WORK TO BE COMPLETED:
Write out the entire listing below exactly as it appears, minus any pictures.

RECORDED DATA:
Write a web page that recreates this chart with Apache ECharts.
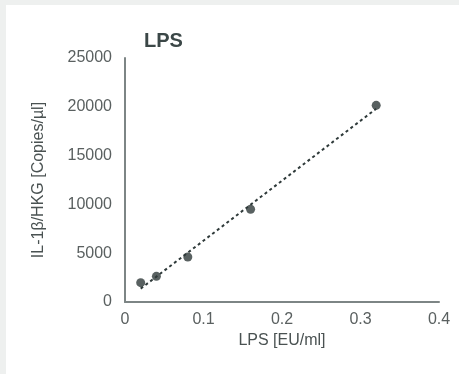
<!DOCTYPE html>
<html><head><meta charset="utf-8">
<script src="https://cdn.jsdelivr.net/npm/echarts@6/dist/echarts.min.js"></script>
<style>
html,body{margin:0;padding:0;background:#eef0ef;width:459px;height:374px;overflow:hidden}
#c{position:absolute;left:6px;top:5px;width:453px;height:369px;background:#fff}
</style></head><body><div id="c"></div>
<script>
const titleText = 'LPS';
const xName = 'LPS [EU/ml]';
const yName = 'IL-1β/HKG [Copies/µl]';
const lpsX = [0.02, 0.04, 0.08, 0.16, 0.32];
const copiesY = [1980, 2630, 4610, 9500, 20150];
const trendX = [0.02, 0.32];
const trendY = [1370, 19800];

const font = '"Liberation Sans", Arial, sans-serif';
const chart = echarts.init(document.getElementById('c'), null, {renderer:'canvas'});
chart.setOption({
  animation:false,
  title:{text:titleText,left:133,top:21,textStyle:{fontFamily:font,fontSize:20,fontWeight:'bold',color:'#3b4747'}},
  grid:{left:119,right:20,top:53,bottom:72},
  xAxis:{type:'value',min:0,max:0.4,interval:0.1,name:xName,nameLocation:'middle',nameGap:31,
    nameTextStyle:{fontFamily:font,fontSize:16,color:'#4a5252'},
    axisLine:{show:true,lineStyle:{color:'#7d8585',width:2}},axisTick:{show:false},splitLine:{show:false},
    axisLabel:{fontFamily:font,fontSize:16,color:'#5a6060',margin:10,formatter:v=>String(v)}},
  yAxis:{type:'value',min:0,max:25000,interval:5000,name:yName,nameLocation:'middle',nameGap:78,
    nameTextStyle:{fontFamily:font,fontSize:16,color:'#4a5252'},
    axisLine:{show:true,lineStyle:{color:'#7d8585',width:2}},axisTick:{show:false},splitLine:{show:false},
    axisLabel:{fontFamily:font,fontSize:16,color:'#5a6060',margin:13,formatter:v=>String(v)}},
  series:[
    {type:'line',data:trendX.map((x,i)=>[x,trendY[i]]),symbol:'none',lineStyle:{color:'#2f3a3a',width:2,type:[3,3]},z:2},
    {type:'scatter',data:lpsX.map((x,i)=>[x,copiesY[i]]),symbol:'circle',symbolSize:9,itemStyle:{color:'#2f3a3a'},z:3}
  ]
});
</script></body></html>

FULL RESPONSE:
Write a web page that recreates this chart with Apache ECharts.
<!DOCTYPE html>
<html><head><meta charset="utf-8">
<script src="https://cdn.jsdelivr.net/npm/echarts@6/dist/echarts.min.js"></script>
<style>
html,body{margin:0;padding:0;background:#eef0ef;width:459px;height:374px;overflow:hidden}
#c{position:absolute;left:6px;top:5px;width:453px;height:369px;background:#fff}
</style></head><body><div id="c"></div>
<script>
const titleText = 'LPS';
const xName = 'LPS [EU/ml]';
const yName = 'IL-1β/HKG [Copies/µl]';
const lpsX = [0.02, 0.04, 0.08, 0.16, 0.32];
const copiesY = [1980, 2630, 4610, 9500, 20150];
const trendX = [0.02, 0.32];
const trendY = [1370, 19800];

const font = '"Liberation Sans", Arial, sans-serif';
const chart = echarts.init(document.getElementById('c'), null, {renderer:'canvas'});
chart.setOption({
  animation:false,
  title:{text:titleText,left:133,top:21,textStyle:{fontFamily:font,fontSize:20,fontWeight:'bold',color:'#3b4747'}},
  grid:{left:119,right:20,top:53,bottom:72},
  xAxis:{type:'value',min:0,max:0.4,interval:0.1,name:xName,nameLocation:'middle',nameGap:31,
    nameTextStyle:{fontFamily:font,fontSize:16,color:'#4a5252'},
    axisLine:{show:true,lineStyle:{color:'#7d8585',width:2}},axisTick:{show:false},splitLine:{show:false},
    axisLabel:{fontFamily:font,fontSize:16,color:'#5a6060',margin:10,formatter:v=>String(v)}},
  yAxis:{type:'value',min:0,max:25000,interval:5000,name:yName,nameLocation:'middle',nameGap:78,
    nameTextStyle:{fontFamily:font,fontSize:16,color:'#4a5252'},
    axisLine:{show:true,lineStyle:{color:'#7d8585',width:2}},axisTick:{show:false},splitLine:{show:false},
    axisLabel:{fontFamily:font,fontSize:16,color:'#5a6060',margin:13,formatter:v=>String(v)}},
  series:[
    {type:'line',data:trendX.map((x,i)=>[x,trendY[i]]),symbol:'none',lineStyle:{color:'#2f3a3a',width:2,type:[3,3]},z:2},
    {type:'scatter',data:lpsX.map((x,i)=>[x,copiesY[i]]),symbol:'circle',symbolSize:9,itemStyle:{color:'#2f3a3a'},z:3}
  ]
});
</script></body></html>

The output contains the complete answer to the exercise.